I was born and raised in the Philippines. My family and I immigrated to the U.S. in 1986.
How did The Table come about?
I met Table founder Marc Zicree 10 years ago when I produced the Twilight Zone Definitive Edition DVD, and we’ve remained friends ever since. I mentioned to Marc around that time that I made movies on the side so he kept urging me to come check out this Table group that he runs. But I never got around to actually going to a Table meeting until 2009. And frankly, the only reason I went to the meeting was just so I can tell Marc I went, and call it a day. It had been a while since I made a movie and I really wasn’t thinking of making another one. However, attending my first Table meeting got my creative juices flowing again! By end of that evening, not only am I back to making movies, I found the perfect subject for my next project!
Have you ever been tempted to leave LA?
My family decided to make Los Angeles our home when we came to this country because most of our relatives live in LA. Not only was it nice to have family around, it was doubly exciting for a TV and movie junkie like myself to live so close to Hollywood. 25 years later, I still feel the same way.
Which interview you captured resonated the most with you and why?
Inarguably, the most inspiring story from the Table documentary is that of Jim Troesh’s. A quadriplegic since the age of 14, Jim didn’t let his disability get in the way of his dreams and his goals. He did it all – he was an actor, a screenwriter, a filmmaker, an editor, even a web designer. I’m fortunate to have had the chance to interview Jim and was able to capture his spirit and sense of humor on screen by way of the documentary. Jim may have passed away last year but his story will continue to touch the world.

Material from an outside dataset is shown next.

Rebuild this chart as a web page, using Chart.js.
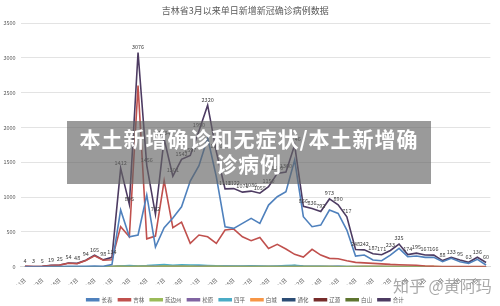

What truths have you applied from the table doc interviews to your own life and career?
How do you gain trust from your ‘subject.’
I didn’t really do anything special to gain anyone’s trust. I suppose when they find out that I’m just like one of them, it became easier for them to open up and be more honest during the interview. I was also following them for a year so I was able to develop a friendship with them as we got to know each other better. To this day, I’ve remained friends with most of the Table members I interviewed for the documentary – a few have even become some of my closest friends now.
What’s the best way to have someone open up on camera, who might be less verbose and better through writing?
Since this was my first attempt at documentary filmmaking, I was learning as I went. I think it helped that I used a small prosumer camera throughout the shoot. Because I didn’t come with a huge crew and giant lights, my subjects felt at ease and not too self-conscious as I followed them around. Also, I didn’t want them to feel like I was interviewing them – I wanted it to be more like we were just having a casual conversation. I think that made them feel more comfortable and less like an interrogation.
Do you believe in remaining removed from your interview subject, almost impartial so that they only see you as a camera, or do you like to be more personally involved?
I decided not to do any voice-over narration throughout the film because I didn’t want the documentary to end up becoming about the filmmaker. I wanted to take a fly-on-the-wall approach, be the eyes and ears of the audience, and allow the story to develop on its own. I didn’t set out to make an infomercial on the Table group either. I wanted it to be more like a snapshot, if you will, of a year in the life at the Table.
What life lessons did you learn from Marc and Elaine?
I guess the word that comes to mind when I think of Marc and Elaine is “tenacious.” I’ve never met a more driven couple than the Zicrees. And it’s their tenacity that continue to inspire Table members to keep working towards their goals and eventually find success.
Where can we find the film?
‘The Table’ was picked up for distribution by New Video Group (Being Elmo, Best Worst Movie, Woody Allen: A Documentary) and is scheduled to released through ITunes, Amazon, Netflix, Hulu and various other digital platforms in mid-November. Be sure to check it out!
Manila-born Ana Barredo has always been fascinated by Hollywood all her life. She often brags that she learned to speak English watching American TV shows growing up in the Philippines as a child. In 1986, she immigrated to the US with her family – a huge step closer to her lifelong dream of becoming a filmmaker. In 2001, she wrote, directed and produced her first indie feature called A REAL JOB. Her $15K-budget movie went on to gain glowing reviews, a Best Director nomination for a 2003 DVD Premiere Award and most importantly, a distribution deal with Image Entertainment. She followed it up by her short THE PLIGHT OF THE ANGELENOS which screened in several film festivals including LA Shorts Fest, Moodance, Oxnard and Rotterdam Film Festival. Barredo continued to work as a Special Features Producer for dozens of DVD releases including the TWILIGHT ZONE DEFINITIVE COLLECTION, where she met Twilight Zone Companion author Marc Zicree. In 2009, Zicree invited her to a meeting of a group he started called the Table. Intrigued by this unique group, she decided to follow its members for a year. In 2011, she completed the documentary entitled THE TABLE which won Best Documentary at the SoCal Film Festival in 2011.